Bouts of depression


Vincent had them. In fact, quite often and quite intense. The causes were so different and so many that one can say he was depressed because of…well, life.

He was depressed because he couldn’t draw or paint as well as he wished. He was depressed because women didn’t like him. He was depressed, also, because he was totally dependent, financially, on his brother. Theo payed for his bread and butter, for his colors and canvases and even for his alcohol, his prostitutes and tabacco and coffee. True, he gave Theo all the drawings and paintings he produced but, then, they worth almost nothing. Excepting Anna Boch (and THEO), nobody really bought a painting of his. A lot of other reasons depressed him also: his failing health, the looming menace of the madness, the evolving syphilis (only one of the causes for his failing health; how can one be healthy when abusing his body in so many ways? Excessive drinking (of absynth and cognac and bad wine), excessive coffee drinking, excessive tabacco smocking… And lets not forget: excessive, strenuous work. A blessing but also a curse.

Eventually, all these accumulate, piles up and your bout of depression becomes a raging depression, a depression so violent that drains you down to calmness and resigned acceptation of whatever happens to you. You just don’t care any more.

I assume (wrongly maybe) that this was the mood, the state of mind of Vincent when (if) Réné Secrétan, the spoiled bourgeois brat, managed to somehow shoot him. He kind of welcomed the bullet and went with the tide. Too tired, too depressed to fight anymore.

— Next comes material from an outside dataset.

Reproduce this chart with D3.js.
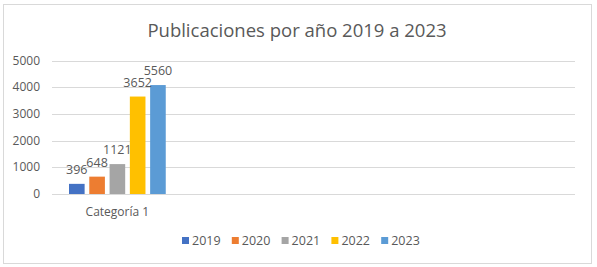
<!DOCTYPE html>
<html>
<head>
<meta charset="utf-8">
<script src="https://cdn.jsdelivr.net/npm/d3@7"></script>
<style>
  body { margin: 0; background: #fff; }
  text { font-family: "Open Sans", "Liberation Sans", sans-serif; fill: #595959; }
</style>
</head>
<body>
<div id="chart"></div>
<script>
const categories = ["Categoría 1", "", "", ""];
const years = ["2019", "2020", "2021", "2022", "2023"];
// bar heights as drawn in the picture, and the labels printed on them
const barValues = [380, 650, 1120, 3650, 4080];
const barLabels = ["396", "648", "1121", "3652", "5560"];
const yTicks = [0, 1000, 2000, 3000, 4000, 5000];
const colors = ["#4472C4", "#ED7D31", "#A5A5A5", "#FFC000", "#5B9BD5"];

const W = 597, H = 267;

const svg = d3.select("#chart")
  .append("svg")
  .attr("width", W)
  .attr("height", H);

// chart frame
svg.append("rect")
  .attr("x", 3.5).attr("y", 4.5)
  .attr("width", 588).attr("height", 259)
  .attr("fill", "#fff")
  .attr("stroke", "#d9d9d9");

svg.append("text")
  .attr("x", 297)
  .attr("y", 37)
  .attr("text-anchor", "middle")
  .style("font-size", "18.5px")
  .text("Publicaciones por año 2019 a 2023");

const x0 = d3.scaleBand()
  .domain(d3.range(categories.length))
  .range([52, 575]);

const x1 = d3.scaleBand()
  .domain(years)
  .range([17, x0.bandwidth() - 17])
  .paddingInner(0.23);

const y = d3.scaleLinear()
  .domain([0, 5000])
  .range([194, 60.5]);

const color = d3.scaleOrdinal().domain(years).range(colors);

// gridlines
svg.append("g")
  .selectAll("line")
  .data(yTicks)
  .enter().append("line")
  .attr("x1", 52).attr("x2", 575)
  .attr("y1", d => Math.round(y(d)) + 0.5)
  .attr("y2", d => Math.round(y(d)) + 0.5)
  .attr("stroke", "#d9d9d9");

// y labels
svg.append("g")
  .selectAll("text")
  .data(yTicks)
  .enter().append("text")
  .attr("x", 40)
  .attr("y", d => y(d) + 4)
  .attr("text-anchor", "end")
  .style("font-size", "12px")
  .text(d => d);

// category labels
svg.append("g")
  .selectAll("text")
  .data(categories)
  .enter().append("text")
  .attr("x", (d, i) => x0(i) + x0.bandwidth() / 2)
  .attr("y", 216)
  .attr("text-anchor", "middle")
  .style("font-size", "12px")
  .text(d => d);

const group = svg.append("g")
  .attr("transform", `translate(${x0(0)},0)`);

group.selectAll("rect")
  .data(years)
  .enter().append("rect")
  .attr("x", d => x1(d))
  .attr("y", (d, i) => y(barValues[i]))
  .attr("width", x1.bandwidth())
  .attr("height", (d, i) => y(0) - y(barValues[i]))
  .attr("fill", d => color(d));

group.selectAll("text.lbl")
  .data(years)
  .enter().append("text")
  .attr("class", "lbl")
  .attr("x", d => x1(d) + x1.bandwidth() / 2)
  .attr("y", (d, i) => y(barValues[i]) - 10)
  .attr("text-anchor", "middle")
  .style("font-size", "12.5px")
  .text((d, i) => barLabels[i]);

// legend
const legend = svg.append("g")
  .attr("transform", "translate(182, 241)");

years.forEach((yr, i) => {
  const row = legend.append("g")
    .attr("transform", `translate(${i * 49.8}, 0)`);
  row.append("rect")
    .attr("x", 0).attr("y", -4)
    .attr("width", 7).attr("height", 7)
    .attr("fill", color(yr));
  row.append("text")
    .attr("x", 10)
    .attr("y", 4)
    .style("font-size", "12.5px")
    .text(yr);
});
</script>
</body>
</html>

I know, I have my bouts of depression. With a lot of his reasons to be depressed. No Theo, though. That would have been nice…

4 responses to “Bouts of depression

  1. I think you are right about Van Gogh exactly. I understand the art here, and appreciate the design and vibrancy. I always look forward to reading your post!

  2. What a great post, Danu. You “painted” an incredible picture of this aspect of Vincent’s world.